---------- MATERIAL FOR THE TASK ----------
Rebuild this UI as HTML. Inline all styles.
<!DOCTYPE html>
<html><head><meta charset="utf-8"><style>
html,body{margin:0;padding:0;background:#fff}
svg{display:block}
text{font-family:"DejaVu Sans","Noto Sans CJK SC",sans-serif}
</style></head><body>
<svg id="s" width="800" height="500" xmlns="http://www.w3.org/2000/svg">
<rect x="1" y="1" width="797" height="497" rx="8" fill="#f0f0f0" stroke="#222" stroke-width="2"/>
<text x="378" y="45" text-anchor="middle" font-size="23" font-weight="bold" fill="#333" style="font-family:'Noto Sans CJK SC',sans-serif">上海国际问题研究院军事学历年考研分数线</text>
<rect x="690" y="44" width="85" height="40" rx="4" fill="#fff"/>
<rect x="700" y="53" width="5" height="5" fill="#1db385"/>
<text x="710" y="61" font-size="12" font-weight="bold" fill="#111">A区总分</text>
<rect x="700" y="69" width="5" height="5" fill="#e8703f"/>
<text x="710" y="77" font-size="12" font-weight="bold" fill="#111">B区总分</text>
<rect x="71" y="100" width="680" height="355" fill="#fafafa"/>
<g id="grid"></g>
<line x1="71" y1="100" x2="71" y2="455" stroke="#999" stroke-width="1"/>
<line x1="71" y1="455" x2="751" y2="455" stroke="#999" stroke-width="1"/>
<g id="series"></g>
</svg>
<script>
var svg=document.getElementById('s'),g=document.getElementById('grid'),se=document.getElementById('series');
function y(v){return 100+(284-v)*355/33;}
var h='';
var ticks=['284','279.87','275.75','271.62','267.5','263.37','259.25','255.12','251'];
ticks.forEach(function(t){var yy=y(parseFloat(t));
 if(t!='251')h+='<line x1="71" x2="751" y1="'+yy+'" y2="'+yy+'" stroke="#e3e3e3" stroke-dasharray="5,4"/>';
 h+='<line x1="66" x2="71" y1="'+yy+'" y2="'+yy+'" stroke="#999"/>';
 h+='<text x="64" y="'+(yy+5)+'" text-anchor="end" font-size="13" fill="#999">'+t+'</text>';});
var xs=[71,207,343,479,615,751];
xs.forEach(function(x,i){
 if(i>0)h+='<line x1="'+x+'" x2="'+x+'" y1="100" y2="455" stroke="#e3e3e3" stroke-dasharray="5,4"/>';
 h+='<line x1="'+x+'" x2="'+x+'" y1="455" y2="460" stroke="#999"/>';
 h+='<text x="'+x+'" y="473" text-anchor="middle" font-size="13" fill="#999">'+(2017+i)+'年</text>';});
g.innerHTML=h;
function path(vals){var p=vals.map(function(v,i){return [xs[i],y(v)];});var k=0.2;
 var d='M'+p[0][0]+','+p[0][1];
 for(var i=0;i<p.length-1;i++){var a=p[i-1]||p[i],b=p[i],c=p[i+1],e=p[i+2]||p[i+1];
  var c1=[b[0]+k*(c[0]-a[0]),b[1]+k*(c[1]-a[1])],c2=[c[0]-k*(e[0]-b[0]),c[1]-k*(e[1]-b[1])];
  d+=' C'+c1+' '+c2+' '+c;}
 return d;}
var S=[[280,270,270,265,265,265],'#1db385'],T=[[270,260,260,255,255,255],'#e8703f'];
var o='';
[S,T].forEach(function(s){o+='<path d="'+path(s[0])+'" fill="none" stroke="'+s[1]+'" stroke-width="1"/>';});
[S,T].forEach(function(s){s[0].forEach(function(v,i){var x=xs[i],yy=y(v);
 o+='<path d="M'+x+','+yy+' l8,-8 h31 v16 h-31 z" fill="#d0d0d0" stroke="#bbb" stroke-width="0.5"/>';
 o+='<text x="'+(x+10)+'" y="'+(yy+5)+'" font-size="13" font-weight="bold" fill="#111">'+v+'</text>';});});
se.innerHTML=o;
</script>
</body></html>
----------
---------- MATERIAL FOR THE TASK ----------
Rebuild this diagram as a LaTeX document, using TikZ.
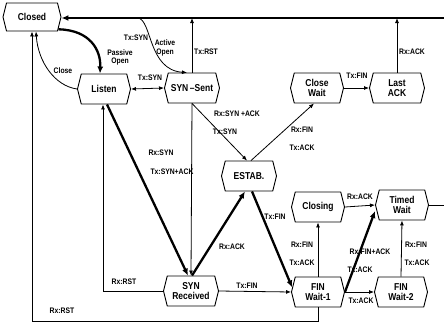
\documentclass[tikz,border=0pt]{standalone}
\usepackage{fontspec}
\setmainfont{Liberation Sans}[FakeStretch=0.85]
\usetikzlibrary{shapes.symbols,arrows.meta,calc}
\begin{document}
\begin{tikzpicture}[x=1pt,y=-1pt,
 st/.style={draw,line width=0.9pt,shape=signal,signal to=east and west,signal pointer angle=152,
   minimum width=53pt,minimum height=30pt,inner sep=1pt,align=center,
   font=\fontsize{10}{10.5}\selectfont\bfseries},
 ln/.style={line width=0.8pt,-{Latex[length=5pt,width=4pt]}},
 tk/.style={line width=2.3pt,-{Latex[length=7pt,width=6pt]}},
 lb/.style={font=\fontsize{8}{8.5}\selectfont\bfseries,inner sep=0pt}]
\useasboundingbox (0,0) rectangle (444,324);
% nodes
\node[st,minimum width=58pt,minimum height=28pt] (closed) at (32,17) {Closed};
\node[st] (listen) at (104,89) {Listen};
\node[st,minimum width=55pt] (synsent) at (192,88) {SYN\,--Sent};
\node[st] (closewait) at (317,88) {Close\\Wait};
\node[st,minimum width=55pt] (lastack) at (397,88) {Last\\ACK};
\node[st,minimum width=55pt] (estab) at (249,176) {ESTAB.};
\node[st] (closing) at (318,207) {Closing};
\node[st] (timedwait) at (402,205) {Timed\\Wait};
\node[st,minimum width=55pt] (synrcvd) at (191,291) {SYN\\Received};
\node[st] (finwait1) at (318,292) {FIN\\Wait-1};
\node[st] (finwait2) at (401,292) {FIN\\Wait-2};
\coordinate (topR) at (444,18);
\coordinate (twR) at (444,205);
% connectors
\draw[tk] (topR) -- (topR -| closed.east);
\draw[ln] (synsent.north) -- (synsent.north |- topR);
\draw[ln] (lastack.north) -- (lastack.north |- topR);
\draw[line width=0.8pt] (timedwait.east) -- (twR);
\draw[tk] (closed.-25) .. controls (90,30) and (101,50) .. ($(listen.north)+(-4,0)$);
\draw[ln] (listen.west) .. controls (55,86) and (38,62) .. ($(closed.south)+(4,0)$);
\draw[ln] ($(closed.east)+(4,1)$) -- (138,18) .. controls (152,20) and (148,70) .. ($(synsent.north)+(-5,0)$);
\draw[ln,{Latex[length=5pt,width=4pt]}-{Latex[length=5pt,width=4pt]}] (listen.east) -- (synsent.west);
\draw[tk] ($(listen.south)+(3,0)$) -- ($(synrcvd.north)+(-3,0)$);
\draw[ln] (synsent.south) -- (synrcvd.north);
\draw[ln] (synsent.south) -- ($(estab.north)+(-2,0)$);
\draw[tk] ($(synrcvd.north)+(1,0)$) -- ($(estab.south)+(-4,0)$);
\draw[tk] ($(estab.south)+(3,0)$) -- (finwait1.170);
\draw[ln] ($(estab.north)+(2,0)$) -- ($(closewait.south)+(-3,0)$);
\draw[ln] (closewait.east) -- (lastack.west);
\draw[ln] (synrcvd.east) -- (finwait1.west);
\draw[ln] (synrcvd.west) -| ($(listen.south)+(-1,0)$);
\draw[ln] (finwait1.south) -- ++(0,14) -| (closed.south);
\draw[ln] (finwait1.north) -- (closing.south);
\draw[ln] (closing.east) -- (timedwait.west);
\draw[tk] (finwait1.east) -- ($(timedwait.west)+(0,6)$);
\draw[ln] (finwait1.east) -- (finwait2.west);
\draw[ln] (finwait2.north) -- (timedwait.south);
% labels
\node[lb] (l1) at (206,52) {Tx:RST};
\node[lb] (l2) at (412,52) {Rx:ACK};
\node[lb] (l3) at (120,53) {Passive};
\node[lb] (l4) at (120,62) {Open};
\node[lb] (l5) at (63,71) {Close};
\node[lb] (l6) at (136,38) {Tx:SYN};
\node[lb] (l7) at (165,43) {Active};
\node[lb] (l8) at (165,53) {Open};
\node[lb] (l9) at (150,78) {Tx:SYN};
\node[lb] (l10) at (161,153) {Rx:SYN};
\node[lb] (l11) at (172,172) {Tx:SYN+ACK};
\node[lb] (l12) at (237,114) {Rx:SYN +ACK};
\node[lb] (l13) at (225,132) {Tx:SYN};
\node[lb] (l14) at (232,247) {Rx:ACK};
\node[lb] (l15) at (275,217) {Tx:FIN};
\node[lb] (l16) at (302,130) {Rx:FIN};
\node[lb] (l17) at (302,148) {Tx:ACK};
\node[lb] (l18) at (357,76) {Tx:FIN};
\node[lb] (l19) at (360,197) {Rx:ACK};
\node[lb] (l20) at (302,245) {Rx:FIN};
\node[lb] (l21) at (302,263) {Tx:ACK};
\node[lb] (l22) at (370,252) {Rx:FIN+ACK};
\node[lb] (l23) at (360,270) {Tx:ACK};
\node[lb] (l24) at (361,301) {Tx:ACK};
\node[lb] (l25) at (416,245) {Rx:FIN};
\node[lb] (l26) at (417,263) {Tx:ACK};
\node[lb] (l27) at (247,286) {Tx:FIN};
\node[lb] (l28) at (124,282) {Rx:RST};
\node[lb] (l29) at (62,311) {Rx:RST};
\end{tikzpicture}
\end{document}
----------
---------- MATERIAL FOR THE TASK ----------
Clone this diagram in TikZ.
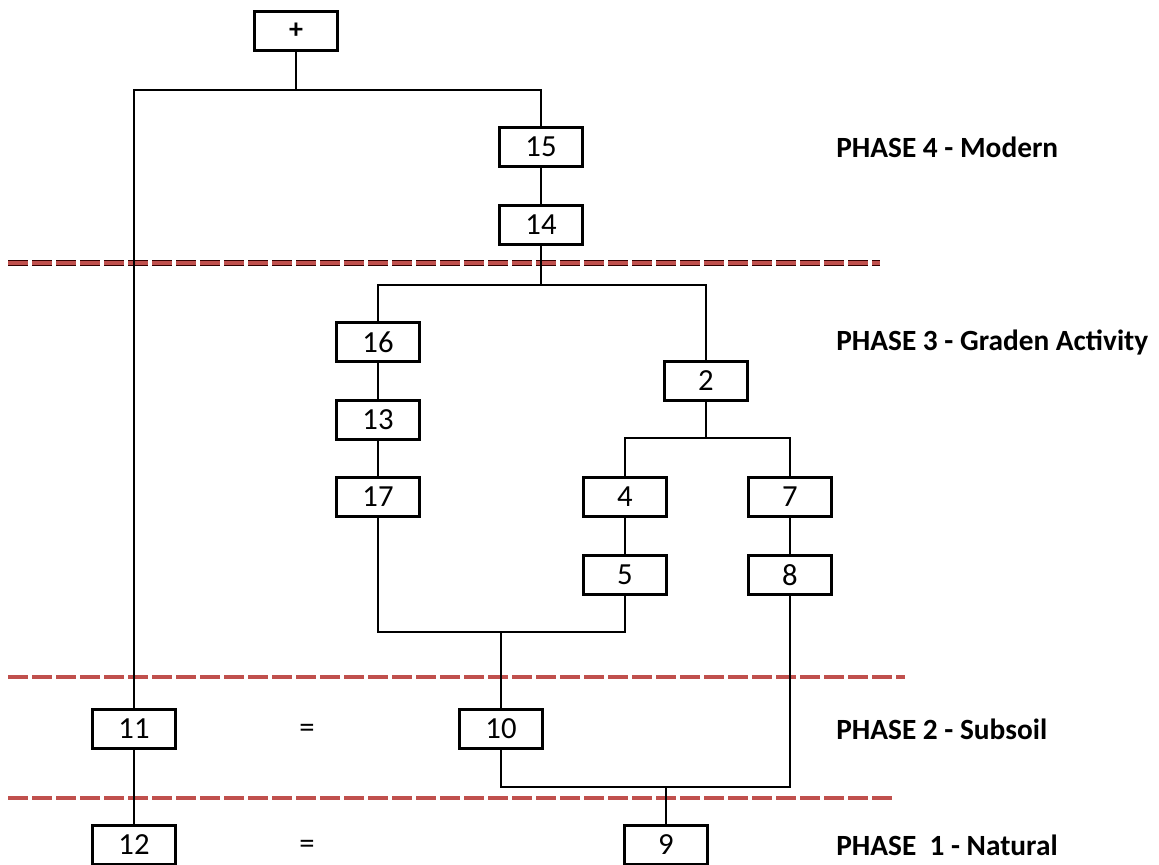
----------
*REQUIRED TASK*.
Pick every line with "this" in it and copy it.

*WRITTEN SOLUTION*.
Rebuild this UI as HTML. Inline all styles.
Rebuild this diagram as a LaTeX document, using TikZ.
Clone this diagram in TikZ.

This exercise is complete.